LAMPIRAN-LAMPIRAN
Aning Pudjiastuti
Email : [email protected]
Dua orang peserta pelatihan masuk ke ruangan dengan menunduk sambil tersenyum dan buru-buru. Tersirat rasa malu karena hadir terlambat saat sessi kedua pelatihan sudah dimulai. Tepat di depan meja seorang peserta, seseorang di meja tersebut langsung menyergapnya dengan pertanyaan ketus dan menyudutkan, “Saudara dari mana...saudara dari mana!”. Yang ditanya dengan wajah yang awalnya cengar-cengir malu tiba-tiba berubah kaget dan takut. Oang yang bertanya menggelengkan kepala dengan kesal.
Orang yang kesal dan marah saat ada peserta yang datang terlambat tadi bukanlah panitia atau trainer pelatihan. Dia adalah pemimpin rombongan dari suatu daerah yang membawa 6 peserta diantara 50 peserta lainnya. Usut punya usut peserta yang terlambat itu sempat tertidur di kamar hotel saat setelah break makan siang.
Tidak ada yang salah saat pimpinan rombongan memarahi anak buahnya untuk lebih disiplin. Merasa bertanggungjawab dengan personilnya, atau bisa jadi dia ingin menunjukkan pada peserta yang hadir bahwa dia punya kewajiban mengingatkan personilnya yang datang terlambat dan memalukan bagi timnya. Barangkali saja pendekatannya yang kurang tepat.
Membuat malu seseorang dihadapan umum tentu bukanlah salah satu ciri pemimpin yang bijak. Meski tujuannya bukan untuk mempermalukan. Menegur bawahan yang keliru sudah menjadi kewajiban pemimpin untuk mengingatkannya. Hanya terkadang lampiran yang menyertainya membuatnya ingin menunjukkan siapa dirinya.
Lampiran-lampiran manusia hidup di dunia ini banyak modelnya. Seperti halnya pakaian dengan bermacam mode. Lampiran-lampiran itu antara lain berupa jabatan atau kekuasaan, kekayaan, ketenaran dan lain sejenisnya.
Saat sesorang bertutur kata atau bertutur sikap masih menyertakan dominasi lampirannya, sudah bisa dipastikan tutur katanya atau sikapnya kurang nyaman diterima orang lain. Apalagi disampaikan di depan publik, maka aura arogansi biasanya tercium tajam bagi orang yang menyukai suasana cinta damai.

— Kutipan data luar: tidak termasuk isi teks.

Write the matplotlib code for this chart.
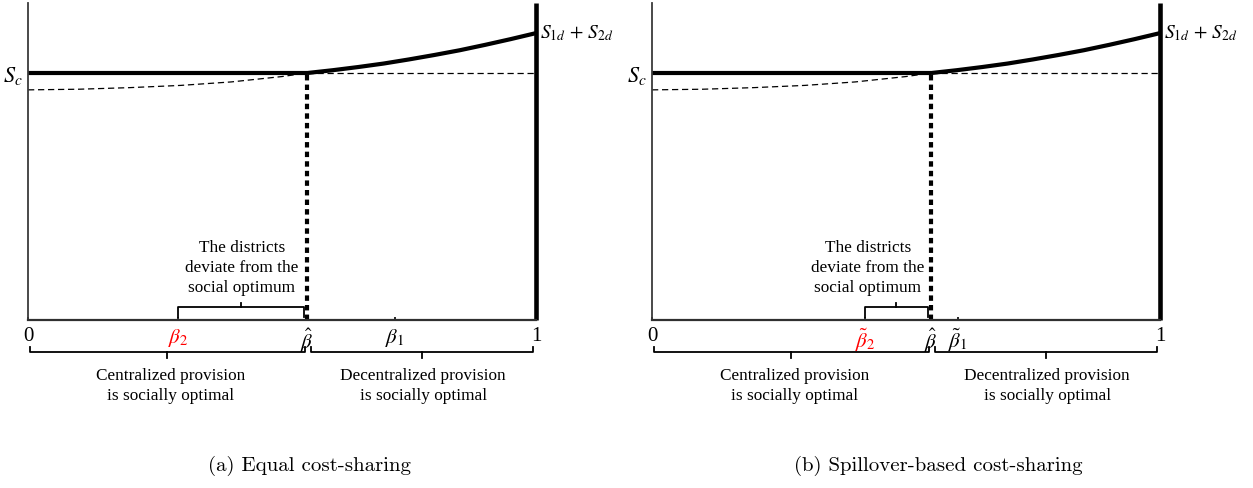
import matplotlib.pyplot as plt
from matplotlib.transforms import blended_transform_factory

plt.rcParams['mathtext.fontset'] = 'stix'

# shared curve shapes (y scaled 0..1 over the axes height)
beta_hat = 0.549
s_c = 0.779
dec_x = [0.549, 0.60, 0.65, 0.70, 0.75, 0.80, 0.85, 0.90, 0.95, 1.0]
dec_y = [0.779, 0.788, 0.798, 0.809, 0.822, 0.836, 0.851, 0.868, 0.886, 0.905]
dash_x = [0.0, 0.1, 0.2, 0.3, 0.4, 0.5, 0.549]
dash_y = [0.726, 0.728, 0.733, 0.740, 0.751, 0.768, 0.779]

# per-panel tick positions and labels
beta2_a, beta1_a = 0.295, 0.722
beta2_b, beta1_b = 0.419, 0.602
labels_a = ['0', r'$\beta_2$', r'$\hat{\beta}$', r'$\beta_1$', '1']
labels_b = ['0', r'$\tilde{\beta}_2$', r'$\hat{\beta}$', r'$\tilde{\beta}_1$', '1']
captions = ['(a) Equal cost-sharing', '(b) Spillover-based cost-sharing']

serif = 'Liberation Serif'
px = 1 / 317.0


def brace(ax, x0, x1, y, hook, tick):
    tr = blended_transform_factory(ax.transData, ax.transAxes)
    xm = (x0 + x1) / 2
    ax.plot([x0, x0, x1, x1], [y + hook, y, y, y + hook], color='black', lw=1.3,
            transform=tr, clip_on=False, solid_joinstyle='round')
    ax.plot([xm, xm], [y, y + tick], color='black', lw=1.3, transform=tr, clip_on=False)


def panel(ax, beta2, beta1, labels, text_x):
    ax.set_xlim(0, 1)
    ax.set_ylim(0, 1)
    for s in ['top', 'right']:
        ax.spines[s].set_visible(False)
    ax.spines['left'].set_linewidth(1.3)
    ax.spines['left'].set_color('#3a3a3a')
    ax.spines['bottom'].set_linewidth(1.6)
    ax.spines['bottom'].set_color('#303030')

    ax.plot([0, beta_hat], [s_c, s_c], color='black', lw=3.0, solid_capstyle='butt')
    ax.plot(dec_x, dec_y, color='black', lw=3.0, solid_capstyle='butt', solid_joinstyle='round')
    ax.plot(dash_x, dash_y, color='black', lw=0.9, dashes=(5, 3))
    ax.plot([beta_hat, 1], [s_c, s_c], color='black', lw=0.9, dashes=(5, 3))
    ax.plot([beta_hat, beta_hat], [0, s_c], color='black', lw=3.0, dashes=(1.3, 1.0))
    ax.plot([1, 1], [0, 1], color='black', lw=3.3, solid_capstyle='butt', clip_on=False)

    ax.set_xticks([0, beta2, beta_hat, beta1, 1])
    ax.set_xticklabels(labels)
    ax.tick_params(axis='x', direction='in', length=2, width=1.2, pad=5, labelsize=15)
    ticklabels = ax.get_xticklabels()
    ticklabels[1].set_color('red')
    for t in [ticklabels[0], ticklabels[4]]:
        t.set_fontfamily(serif)
        t.set_fontsize(15)
    ax.set_yticks([s_c])
    ax.set_yticklabels([r'$S_c$'])
    ax.tick_params(axis='y', length=0, pad=4, labelsize=16)
    ax.text(1.008, 0.905, r'$S_{1d}\,+\,S_{2d}$', fontsize=14, va='center', ha='left')

    brace(ax, beta2, beta_hat - 0.006, 13 * px, -10 * px, 4 * px)
    tr = blended_transform_factory(ax.transData, ax.transAxes)
    ax.text(text_x, 0.164, 'The districts\ndeviate from the\nsocial optimum', transform=tr,
            ha='center', va='center', fontsize=12.4, family=serif, linespacing=1.36)

    brace(ax, 0.004, beta_hat - 0.004, -32 * px, 5 * px, -6 * px)
    brace(ax, beta_hat + 0.008, 0.994, -32 * px, 5 * px, -6 * px)
    ax.text(0.28, -0.207, 'Centralized provision\nis socially optimal', transform=tr,
            ha='center', va='center', fontsize=12.4, family=serif, linespacing=1.32)
    ax.text(0.778, -0.207, 'Decentralized provision\nis socially optimal', transform=tr,
            ha='center', va='center', fontsize=12.4, family=serif, linespacing=1.32)


fig = plt.figure(figsize=(12.53, 4.88), dpi=100)
ax_a = fig.add_axes([28 / 1253, 168 / 488, 508 / 1253, 317 / 488])
ax_b = fig.add_axes([652 / 1253, 168 / 488, 508 / 1253, 317 / 488])
panel(ax_a, beta2_a, beta1_a, labels_a, 0.421)
panel(ax_b, beta2_b, beta1_b, labels_b, 0.425)

fig.text(310 / 1253, 22 / 488, captions[0], ha='center', va='center', fontsize=15, family='cmr10')
fig.text(938 / 1253, 22 / 488, captions[1], ha='center', va='center', fontsize=15, family='cmr10')

fig.savefig('out.png', dpi=100)
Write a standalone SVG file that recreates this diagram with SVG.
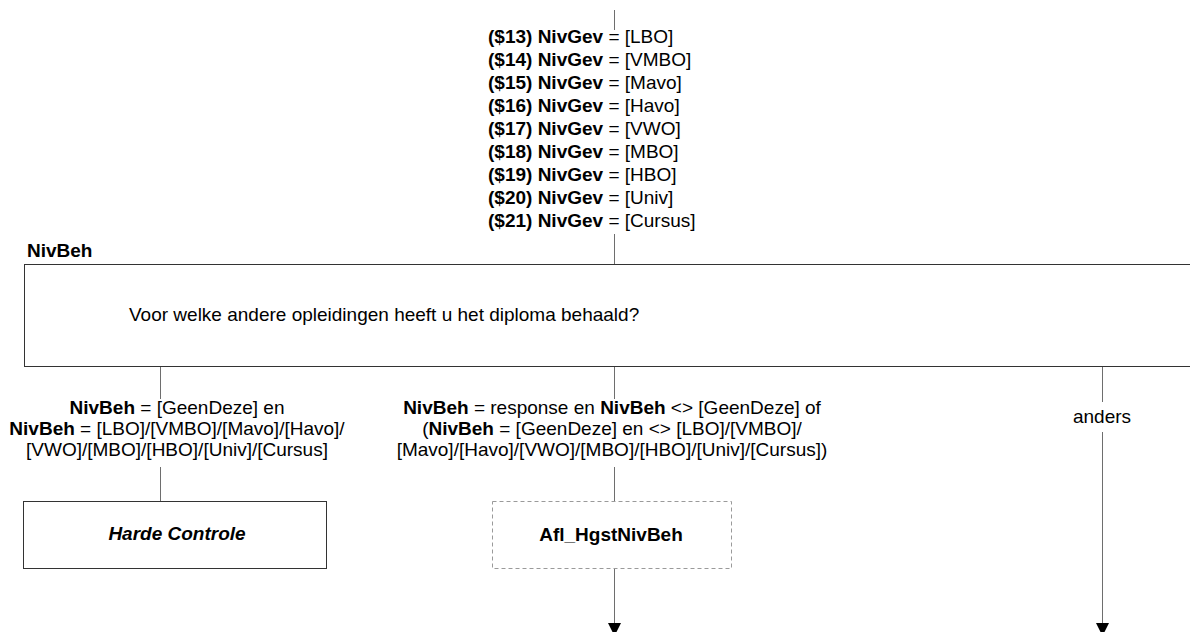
<svg xmlns="http://www.w3.org/2000/svg" width="1190" height="632" viewBox="0 0 1190 632">
<defs>
<style>
text{font-family:"Liberation Sans",Arial,sans-serif;font-size:19px;fill:#000}
.b{font-weight:bold}
.bi{font-weight:bold;font-style:italic}
.c{text-anchor:middle}
.conn{stroke:#6e6e6e;stroke-width:1;fill:none}
.box{fill:#fff;stroke:#333;stroke-width:1}
.dbox{fill:#fff;stroke:#9a9a9a;stroke-width:1;stroke-dasharray:4,3}
</style>
<marker id="arr" viewBox="0 0 13 13" refX="13" refY="6.5" markerWidth="13" markerHeight="13" markerUnits="userSpaceOnUse" orient="auto">
<path d="M0,0 L13,6.5 L0,13 z" fill="#000"/>
</marker>
</defs>
<rect width="1190" height="632" fill="#fff"/>
<g id="connectors">
<line class="conn" x1="614.5" y1="10" x2="614.5" y2="30"/>
<line class="conn" x1="614.5" y1="234" x2="614.5" y2="264"/>
<line class="conn" x1="160.5" y1="367" x2="160.5" y2="399"/>
<line class="conn" x1="160.5" y1="467" x2="160.5" y2="501"/>
<line class="conn" x1="614.5" y1="367" x2="614.5" y2="399"/>
<line class="conn" x1="614.5" y1="467" x2="614.5" y2="501"/>
<line class="conn" x1="614.5" y1="569" x2="614.5" y2="636" marker-end="url(#arr)"/>
<line class="conn" x1="1102.5" y1="367" x2="1102.5" y2="402"/>
<line class="conn" x1="1102.5" y1="432" x2="1102.5" y2="636" marker-end="url(#arr)"/>
<g id="top-label">
<text x="488" y="43"><tspan class="b">($13) NivGev</tspan> = [LBO]</text>
<text x="488" y="66"><tspan class="b">($14) NivGev</tspan> = [VMBO]</text>
<text x="488" y="89"><tspan class="b">($15) NivGev</tspan> = [Mavo]</text>
<text x="488" y="112"><tspan class="b">($16) NivGev</tspan> = [Havo]</text>
<text x="488" y="135"><tspan class="b">($17) NivGev</tspan> = [VWO]</text>
<text x="488" y="158"><tspan class="b">($18) NivGev</tspan> = [MBO]</text>
<text x="488" y="181"><tspan class="b">($19) NivGev</tspan> = [HBO]</text>
<text x="488" y="204"><tspan class="b">($20) NivGev</tspan> = [Univ]</text>
<text x="488" y="227"><tspan class="b">($21) NivGev</tspan> = [Cursus]</text>
</g>
<g id="left-label">
<text class="c" x="177" y="414"><tspan class="b">NivBeh</tspan> = [GeenDeze] en</text>
<text class="c" x="177" y="435"><tspan class="b">NivBeh</tspan> = [LBO]/[VMBO]/[Mavo]/[Havo]/</text>
<text class="c" x="177" y="456">[VWO]/[MBO]/[HBO]/[Univ]/[Cursus]</text>
</g>
<g id="middle-label">
<text class="c" x="612" y="414"><tspan class="b">NivBeh</tspan> = response en <tspan class="b">NivBeh</tspan> &lt;&gt; [GeenDeze] of</text>
<text class="c" x="612" y="435">(<tspan class="b">NivBeh</tspan> = [GeenDeze] en &lt;&gt; [LBO]/[VMBO]/</text>
<text class="c" x="612" y="456">[Mavo]/[Havo]/[VWO]/[MBO]/[HBO]/[Univ]/[Cursus])</text>
</g>
<text class="c" x="1102" y="423">anders</text>
</g>
<g id="NivBeh">
<text class="b" x="27" y="257">NivBeh</text>
<rect class="box" x="24.5" y="264.5" width="1180" height="102"/>
<text x="129" y="321">Voor welke andere opleidingen heeft u het diploma behaald?</text>
</g>
<g id="HardeControle">
<rect class="box" x="23.5" y="501.5" width="303" height="67"/>
<text class="bi c" x="177" y="540">Harde Controle</text>
</g>
<g id="Afl_HgstNivBeh">
<rect class="dbox" x="492.5" y="501.5" width="239" height="67"/>
<text class="b c" x="611" y="541">Afl_HgstNivBeh</text>
</g>
</svg>
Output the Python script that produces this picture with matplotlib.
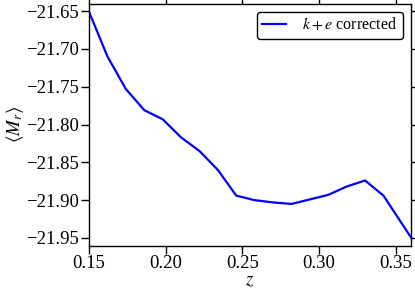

Dari contoh kejadian diatas, akan berbeda bila pita rekaman ditarik mundur dan diulang dengan adegan yang berbeda. Saat dua personel tersebut tepat di depan maka pemimpin rombongan, sang pemimpin tetap tersenyum bijak dan berkata “silakan bapak ibu segera ambil tempat”.
Atau bila pemimpin tersebut ingin menegaskan bahwa kita harus bisa jadi contoh yang baik untuk yang lainnya, dengan kata lain jangan sampai rombongan kita mendapat citra yang kurang baik. Maka pendekatannya bisa dilakukan dengan cara personal.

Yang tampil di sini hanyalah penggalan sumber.